Title: Tokyo Ghoul
Genre: Action, Horror, Psychological
Publisher: Shueisha (JP), Viz Media (US)
Artist: Sui Ishida
Serialized in: Weekly Young Jump
Translation: Joe Yamazaki
Original Release Date: March 17, 2015
Review copy provided by publisher.
Sui Ishida’s Tokyo Ghoul is a interesting manga that brings two different beings into a world aware of them and the dangers each present. It’s a shame then that what holds his first volume back from being great and a tone setter for the rest of the series is the artwork and the obsession of trying to joke at the worst times. It doesn’t convey the sense of horror that, with the settings or theme presented, it should, and that’s unfortunate.
Ken Kaneki is a college freshman smitten with a customer he sees at his usual shop Anteiku, mostly because she is hot, but also because she’s reading a book by one of his favorite authors, Sen Takatsuki. When they bump into each other and she sees the book he’s reading, they connect and a romance seems to bloom. However, Ken soon learns when he gets bitten in the shoulder that there was never romance in play, just him getting tricked by a ghoul, considered a hostile species in Tokyo. He manages to survive, but in order for him to live from his injuries, that ghoul’s organs have replaced his. Now Ken has to deal with life as a human and a ghoul.

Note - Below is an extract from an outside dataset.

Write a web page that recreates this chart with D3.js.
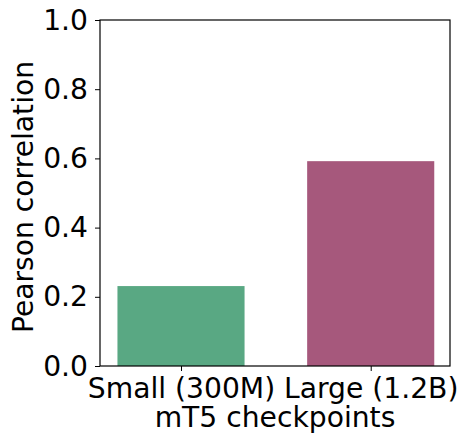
<!DOCTYPE html>
<html><head><meta charset="utf-8">
<script src="https://cdn.jsdelivr.net/npm/d3@7"></script>
<style>body{margin:0;background:#fff}svg{display:block}</style>
</head><body>
<script>
const categories = ["Small (300M)", "Large (1.2B)"];
const values = [0.231, 0.592];
const colors = ["#59a883", "#a6587c"];
const yTicks = [0.0, 0.2, 0.4, 0.6, 0.8, 1.0];

const W = 458, H = 436;
const m = {left: 100, right: 8, top: 20, bottom: 70};
const svg = d3.select("body").append("svg").attr("width", W).attr("height", H);
const iw = W - m.left - m.right, ih = H - m.top - m.bottom;
const g = svg.append("g").attr("transform", `translate(${m.left},${m.top})`);

const x = d3.scaleLinear().domain([-0.427, 1.418]).range([0, iw]);
const y = d3.scaleLinear().domain([0, 1]).range([ih, 0]);
const bw = 0.67;

g.selectAll("rect.bar").data(values).join("rect")
  .attr("x", (d, i) => x(i - bw / 2))
  .attr("width", (d, i) => x(i + bw / 2) - x(i - bw / 2))
  .attr("y", d => y(d))
  .attr("height", d => ih - y(d))
  .attr("fill", (d, i) => colors[i]);

const font = "DejaVu Sans, sans-serif";
const fs = 28.2;
const yAxis = g.append("g").call(d3.axisLeft(y).tickValues(yTicks).tickFormat(d3.format(".1f")).tickSize(5).tickPadding(7));
const xAxis = g.append("g").attr("transform", `translate(0,${ih})`)
  .call(d3.axisBottom(x).tickValues([0, 1]).tickFormat(i => categories[i]).tickSize(5).tickPadding(7));
[yAxis, xAxis].forEach(a => {
  a.selectAll("text").attr("font-family", font).attr("font-size", fs).attr("fill", "#000");
  a.selectAll("line").attr("stroke", "#000").attr("stroke-width", 1);
  a.select(".domain").remove();
});
g.append("rect").attr("width", iw).attr("height", ih).attr("fill", "none").attr("stroke", "#000").attr("stroke-width", 1.2);

svg.append("text").attr("x", m.left + iw / 2 - 0).attr("y", 427)
  .attr("text-anchor", "middle").attr("font-family", font).attr("font-size", fs).text("mT5 checkpoints");
svg.append("text").attr("transform", `translate(33,${m.top + ih / 2 + 4}) rotate(-90)`)
  .attr("text-anchor", "middle").attr("font-family", font).attr("font-size", fs).text("Pearson correlation");
</script>
</body></html>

Expressing what Tokyo Ghoul does well is not hard. It is a compelling look at someone who once was human adapting to being something else. It involves throwing away his values as a human while also threatening to make him come off as evil. His conversation with Touka, a ghoul who works at the cafe, after she feeds him the innards of a dead human, shows a sort of elitism but necessary response to someone who was never in this position before. If the opposite personality appeared – one that was more forgiving to Ken’s woes – it wouldn’t be a very good scene. But Touka has no desire to care for Ken, so putting up with Ken’s words wasn’t going to happen, which means he has to continue to struggle finding his place between being human and a ghoul.
Explaining what doesn’t work in Tokyo Ghoul is not easy. But for me, what continued to bug me was the artwork. In certain scenes when characters are talking and standing around it works. When there’s action going on or when Ken gets stabbed, it falls apart. Its messy and moments of anguish come off as comical. This series is mostly going for atmosphere, but in only reading a volume of Flowers of Evil, I understood what it was going for. Is Tokyo Ghoul going for a light hearted tone or does it really want to induce some sense of peril in its work? I’m interested in finding out since I like the sum of its parts, but I hope it puts those parts together soon.